(To be done):
Find every line in the records below that contains the word "this", and copy each such line.

(Excerpted records):
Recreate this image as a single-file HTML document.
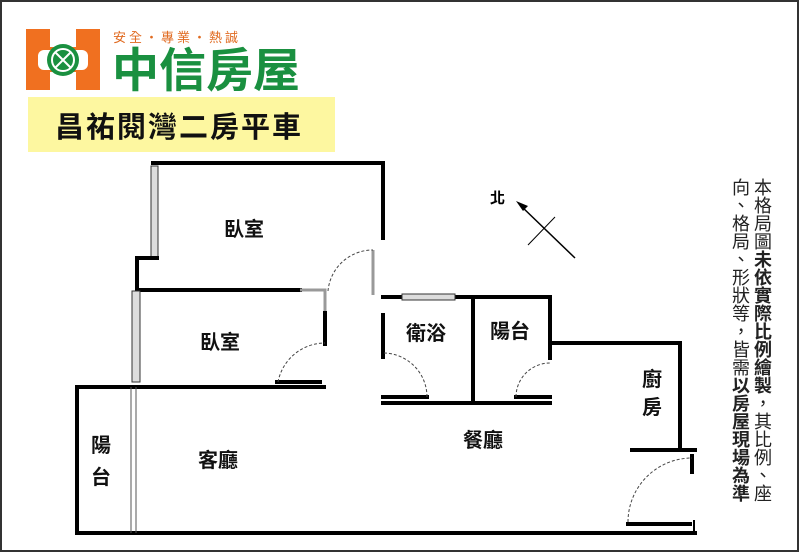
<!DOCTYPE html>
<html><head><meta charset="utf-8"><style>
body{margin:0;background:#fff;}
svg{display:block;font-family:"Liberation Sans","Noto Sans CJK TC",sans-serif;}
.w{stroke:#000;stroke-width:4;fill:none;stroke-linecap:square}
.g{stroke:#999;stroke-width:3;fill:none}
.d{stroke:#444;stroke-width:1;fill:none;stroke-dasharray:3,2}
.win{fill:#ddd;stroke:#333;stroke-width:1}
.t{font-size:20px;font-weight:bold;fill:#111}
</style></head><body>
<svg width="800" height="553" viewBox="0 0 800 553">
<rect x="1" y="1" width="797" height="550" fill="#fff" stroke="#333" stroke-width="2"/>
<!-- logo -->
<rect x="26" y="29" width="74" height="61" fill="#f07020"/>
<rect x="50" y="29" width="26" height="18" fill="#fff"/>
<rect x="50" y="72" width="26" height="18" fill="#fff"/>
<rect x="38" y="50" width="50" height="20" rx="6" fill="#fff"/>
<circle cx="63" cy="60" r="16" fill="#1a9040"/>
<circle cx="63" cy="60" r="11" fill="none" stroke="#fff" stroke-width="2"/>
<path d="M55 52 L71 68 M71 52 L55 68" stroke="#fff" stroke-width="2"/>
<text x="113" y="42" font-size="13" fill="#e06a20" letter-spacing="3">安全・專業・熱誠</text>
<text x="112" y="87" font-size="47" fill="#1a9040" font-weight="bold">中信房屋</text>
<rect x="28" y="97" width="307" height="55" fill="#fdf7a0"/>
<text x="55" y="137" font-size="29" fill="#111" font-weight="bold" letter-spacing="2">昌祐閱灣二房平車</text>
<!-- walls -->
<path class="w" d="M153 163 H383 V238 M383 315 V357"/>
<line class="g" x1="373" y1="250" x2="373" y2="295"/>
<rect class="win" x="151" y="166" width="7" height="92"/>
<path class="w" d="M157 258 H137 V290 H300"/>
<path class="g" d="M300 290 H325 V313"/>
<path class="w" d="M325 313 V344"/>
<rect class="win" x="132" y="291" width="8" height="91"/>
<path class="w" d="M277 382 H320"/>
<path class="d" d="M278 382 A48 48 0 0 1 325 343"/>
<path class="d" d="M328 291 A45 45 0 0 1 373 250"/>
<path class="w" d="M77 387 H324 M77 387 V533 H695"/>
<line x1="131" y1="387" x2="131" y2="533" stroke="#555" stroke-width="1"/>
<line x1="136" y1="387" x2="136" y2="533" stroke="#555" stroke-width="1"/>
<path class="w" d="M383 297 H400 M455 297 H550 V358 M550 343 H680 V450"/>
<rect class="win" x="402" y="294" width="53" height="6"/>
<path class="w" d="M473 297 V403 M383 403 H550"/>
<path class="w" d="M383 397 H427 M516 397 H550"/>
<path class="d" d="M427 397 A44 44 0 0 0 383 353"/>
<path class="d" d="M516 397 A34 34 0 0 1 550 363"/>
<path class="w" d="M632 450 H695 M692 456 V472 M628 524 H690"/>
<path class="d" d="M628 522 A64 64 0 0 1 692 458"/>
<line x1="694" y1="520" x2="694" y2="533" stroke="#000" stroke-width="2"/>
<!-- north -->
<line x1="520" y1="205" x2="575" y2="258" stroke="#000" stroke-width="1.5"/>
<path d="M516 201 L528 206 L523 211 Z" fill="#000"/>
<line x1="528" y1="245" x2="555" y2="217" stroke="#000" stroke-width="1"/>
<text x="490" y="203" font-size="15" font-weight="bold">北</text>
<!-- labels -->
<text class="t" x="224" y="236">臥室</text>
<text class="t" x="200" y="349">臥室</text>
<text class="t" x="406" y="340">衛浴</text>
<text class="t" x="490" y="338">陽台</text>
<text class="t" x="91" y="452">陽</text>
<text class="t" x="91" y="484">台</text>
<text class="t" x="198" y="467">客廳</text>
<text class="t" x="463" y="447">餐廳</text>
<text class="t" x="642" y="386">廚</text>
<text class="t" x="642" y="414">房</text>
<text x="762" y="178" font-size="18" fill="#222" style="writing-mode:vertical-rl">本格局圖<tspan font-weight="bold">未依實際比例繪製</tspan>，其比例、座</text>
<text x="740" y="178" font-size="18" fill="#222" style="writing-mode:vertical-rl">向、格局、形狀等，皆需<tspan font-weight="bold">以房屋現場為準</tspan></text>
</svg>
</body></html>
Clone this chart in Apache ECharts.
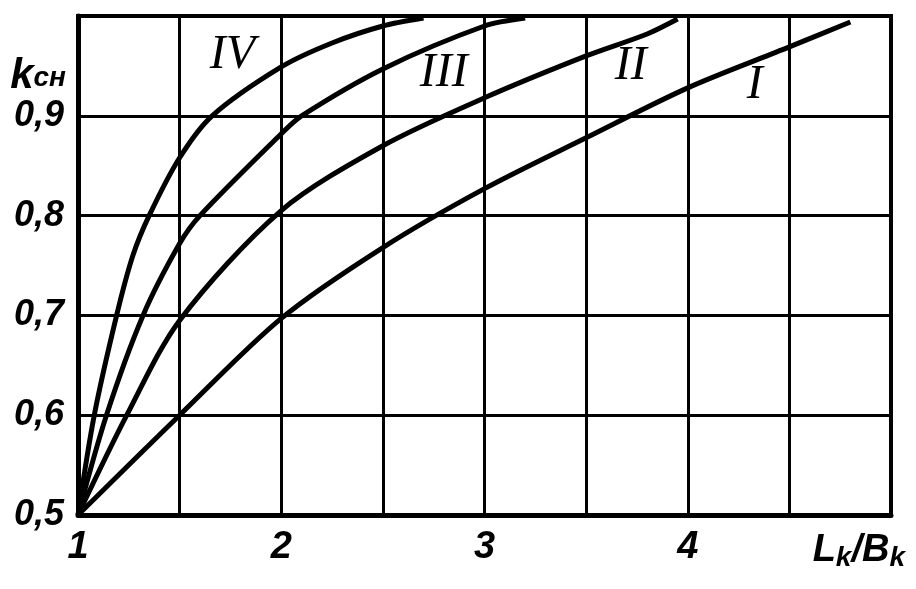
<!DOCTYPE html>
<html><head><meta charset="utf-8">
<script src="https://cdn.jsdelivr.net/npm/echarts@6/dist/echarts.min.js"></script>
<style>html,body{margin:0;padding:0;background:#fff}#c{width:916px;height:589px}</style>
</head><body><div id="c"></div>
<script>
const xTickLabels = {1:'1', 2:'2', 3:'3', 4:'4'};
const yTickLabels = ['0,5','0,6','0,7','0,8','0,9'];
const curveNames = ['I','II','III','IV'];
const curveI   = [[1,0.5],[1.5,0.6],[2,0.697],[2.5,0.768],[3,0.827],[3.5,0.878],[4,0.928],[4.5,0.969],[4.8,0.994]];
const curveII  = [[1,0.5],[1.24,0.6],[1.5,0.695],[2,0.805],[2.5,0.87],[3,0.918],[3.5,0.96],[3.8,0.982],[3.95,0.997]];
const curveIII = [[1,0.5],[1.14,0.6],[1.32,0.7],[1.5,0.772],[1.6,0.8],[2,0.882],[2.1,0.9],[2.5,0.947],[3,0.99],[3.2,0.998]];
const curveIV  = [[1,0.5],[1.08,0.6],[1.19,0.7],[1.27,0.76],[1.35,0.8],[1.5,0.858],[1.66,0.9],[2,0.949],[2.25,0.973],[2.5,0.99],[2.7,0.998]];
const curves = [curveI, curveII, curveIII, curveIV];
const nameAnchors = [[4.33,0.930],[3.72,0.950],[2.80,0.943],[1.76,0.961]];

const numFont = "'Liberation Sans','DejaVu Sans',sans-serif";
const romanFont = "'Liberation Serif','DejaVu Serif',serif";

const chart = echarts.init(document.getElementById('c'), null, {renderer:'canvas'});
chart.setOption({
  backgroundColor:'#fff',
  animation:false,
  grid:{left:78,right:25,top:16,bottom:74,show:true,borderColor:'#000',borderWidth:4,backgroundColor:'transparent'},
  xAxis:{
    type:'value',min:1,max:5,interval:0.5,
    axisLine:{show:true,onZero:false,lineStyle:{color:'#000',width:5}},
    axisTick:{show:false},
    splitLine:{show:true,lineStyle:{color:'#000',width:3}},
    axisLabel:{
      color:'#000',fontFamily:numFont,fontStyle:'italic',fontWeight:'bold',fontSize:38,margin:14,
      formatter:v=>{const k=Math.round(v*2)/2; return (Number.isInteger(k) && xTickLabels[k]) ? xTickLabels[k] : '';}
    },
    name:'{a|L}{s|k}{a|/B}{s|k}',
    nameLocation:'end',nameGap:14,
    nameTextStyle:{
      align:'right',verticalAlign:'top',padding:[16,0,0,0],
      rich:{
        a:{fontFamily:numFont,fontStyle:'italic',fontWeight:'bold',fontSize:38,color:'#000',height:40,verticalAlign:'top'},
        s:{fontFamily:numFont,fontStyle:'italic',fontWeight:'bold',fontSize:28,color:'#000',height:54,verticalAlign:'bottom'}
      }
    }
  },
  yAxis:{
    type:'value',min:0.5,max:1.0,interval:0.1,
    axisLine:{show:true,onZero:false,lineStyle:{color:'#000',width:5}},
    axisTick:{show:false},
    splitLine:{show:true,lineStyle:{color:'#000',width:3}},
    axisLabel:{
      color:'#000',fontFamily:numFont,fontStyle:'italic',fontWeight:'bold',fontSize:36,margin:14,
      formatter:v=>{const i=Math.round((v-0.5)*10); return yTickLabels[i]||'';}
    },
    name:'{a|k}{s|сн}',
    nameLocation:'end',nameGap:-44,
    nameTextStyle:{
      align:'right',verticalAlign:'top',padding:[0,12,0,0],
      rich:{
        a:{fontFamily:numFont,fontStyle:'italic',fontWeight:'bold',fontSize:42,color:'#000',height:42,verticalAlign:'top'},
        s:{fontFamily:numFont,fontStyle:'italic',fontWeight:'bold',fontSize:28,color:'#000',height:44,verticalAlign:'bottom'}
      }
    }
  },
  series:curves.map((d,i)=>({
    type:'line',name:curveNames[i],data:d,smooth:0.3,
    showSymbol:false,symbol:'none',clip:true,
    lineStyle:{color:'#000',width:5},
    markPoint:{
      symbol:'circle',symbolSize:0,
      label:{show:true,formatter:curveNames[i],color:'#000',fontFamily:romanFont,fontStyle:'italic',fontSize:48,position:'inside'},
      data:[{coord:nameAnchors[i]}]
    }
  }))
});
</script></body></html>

(Answer in full):
Recreate this image as a single-file HTML document.
Clone this chart in Apache ECharts.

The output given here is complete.